Training with maximum likelihood (teacher forcing) suffers from two issues: (a) the loss does not directly correspond to evaluation metrics such as ROUGE, and (b) exposure bias arises because the model is conditioned on ground‑truth tokens during training but on its own predictions at test time. To overcome these problems, the authors adopt SCST. For each input, the model generates a greedy (baseline) summary \hat{y} and a sampled summary y_s. Both are scored with ROUGE, yielding rewards r(\hat{y}) and r(y_s). The reinforcement loss L_rl = -(r(y_s) - r(\hat{y})) * log p(y_s) is then minimized, which directly maximizes expected ROUGE while using the greedy baseline to reduce variance. This approach aligns training objectives with the evaluation metric and mitigates exposure bias.
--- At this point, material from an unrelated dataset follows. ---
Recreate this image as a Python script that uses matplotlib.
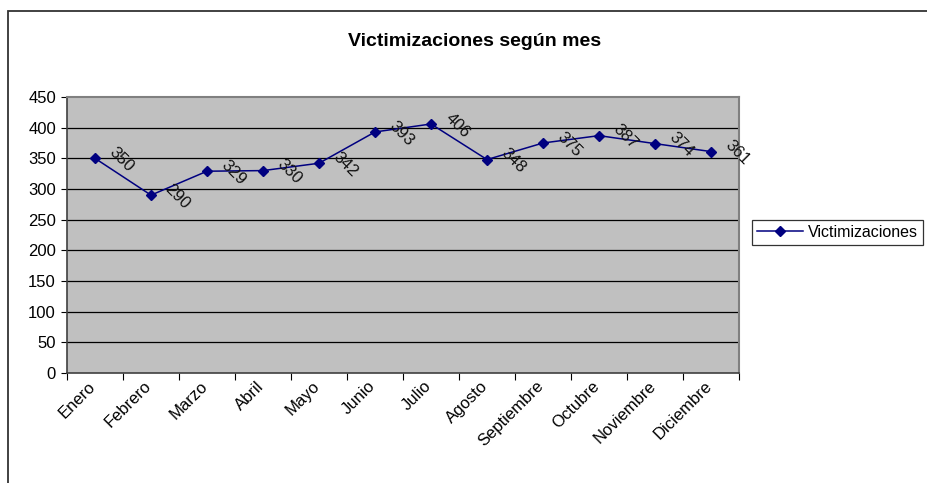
import matplotlib.pyplot as plt
from matplotlib.patches import Rectangle
from matplotlib.transforms import ScaledTranslation
import numpy as np

plt.rcParams['font.family'] = ['Liberation Sans', 'DejaVu Sans']

meses = ["Enero", "Febrero", "Marzo", "Abril", "Mayo", "Junio", "Julio",
         "Agosto", "Septiembre", "Octubre", "Noviembre", "Diciembre"]
victimizaciones = [350, 290, 329, 330, 342, 393, 406, 348, 375, 387, 374, 361]
y_ticks = [0, 50, 100, 150, 200, 250, 300, 350, 400, 450]

fig = plt.figure(figsize=(9.28, 4.83), dpi=100)

# chart border (extends past the right and bottom edges)
fig.patches.append(Rectangle((8 / 928, -0.1), 1.0, 1 - 10.5 / 483 + 0.1,
                             transform=fig.transFigure, fill=False,
                             edgecolor='#333333', linewidth=1.3))

ax = fig.add_axes([67 / 928, 1 - 373 / 483, (739 - 67) / 928, (373 - 97) / 483])
ax.set_facecolor('#c0c0c0')

x = np.arange(len(meses))
ax.plot(x, victimizaciones, color='#000080', marker='D', markersize=5.5,
        linewidth=1.1, label="Victimizaciones", zorder=3)

for xi, v in zip(x, victimizaciones):
    ax.annotate(str(v), (xi, v), xytext=(19, -1), textcoords='offset points',
                ha='center', va='center', rotation=-45, fontsize=12,
                color='#111111', annotation_clip=False, zorder=4)

ax.set_xlim(-0.5, len(meses) - 0.5)
ax.set_ylim(0, 450)
ax.set_yticks(y_ticks)
ax.tick_params(axis='y', labelsize=12, length=4, width=0.8, pad=4)
for yv in y_ticks[1:-1]:
    ax.axhline(yv, color='black', linewidth=0.9, zorder=1)

ax.set_xticks(np.arange(-0.5, len(meses)), minor=False)
ax.set_xticklabels([])
ax.set_xticks(x, minor=True)
ax.set_xticklabels(meses, minor=True, rotation=45, ha='right',
                   rotation_mode='anchor', fontsize=12)
ax.tick_params(axis='x', which='major', length=5, width=0.8, direction='out')
ax.tick_params(axis='x', which='minor', length=0, pad=4)
shift = ScaledTranslation(-7 / 100, 0, fig.dpi_scale_trans)
for lbl in ax.get_xticklabels(minor=True):
    lbl.set_transform(lbl.get_transform() + shift)

for s in ['top', 'right']:
    ax.spines[s].set_color('#808080')
    ax.spines[s].set_linewidth(1.5)
for s in ['bottom', 'left']:
    ax.spines[s].set_color('#404040')
    ax.spines[s].set_linewidth(1.2)

fig.text(475 / 928, 1 - 42 / 483, "Victimizaciones según mes", fontsize=14,
         fontweight='bold', ha='center', va='center')

leg = fig.legend(loc='upper left', bbox_to_anchor=(752 / 928, 1 - 220 / 483),
                 fontsize=11.5, frameon=True, fancybox=False, borderaxespad=0,
                 handlelength=2.9, borderpad=0.3, handletextpad=0.3)
leg.get_frame().set_edgecolor('black')
leg.get_frame().set_linewidth(0.9)

fig.savefig("out.png", dpi=100)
Experiments are conducted on three benchmark datasets: the English Gigaword corpus (≈3.8 M training pairs), the DUC‑2004 test set (500 news articles with four reference summaries each), and the Chinese LCSTS dataset (≈2.4 M pairs). The authors report ROUGE‑1, ROUGE‑2, and ROUGE‑L scores. Adding the joint word‑topic attention and biased generation yields consistent improvements of 1–2 percentage points over the vanilla ConvS2S across all datasets. Incorporating SCST provides an additional boost of roughly 0.5–1 point. The gains are especially pronounced on LCSTS, where topic information is more salient, demonstrating that the model effectively captures high‑level semantic structure.

In summary, the contributions of the paper are threefold: (1) a joint attention mechanism that fuses word‑level and topic‑level representations within a ConvS2S framework, (2) a biased generation scheme that preferentially selects topic words, and (3) the application of self‑critical reinforcement learning to directly optimize ROUGE and alleviate exposure bias. The combined system outperforms state‑of‑the‑art RNN‑based and pure ConvS2S summarizers, offering a compelling direction for future work such as dynamic topic modeling, multi‑modal extensions, or end‑to‑end learning of topics jointly with summarization.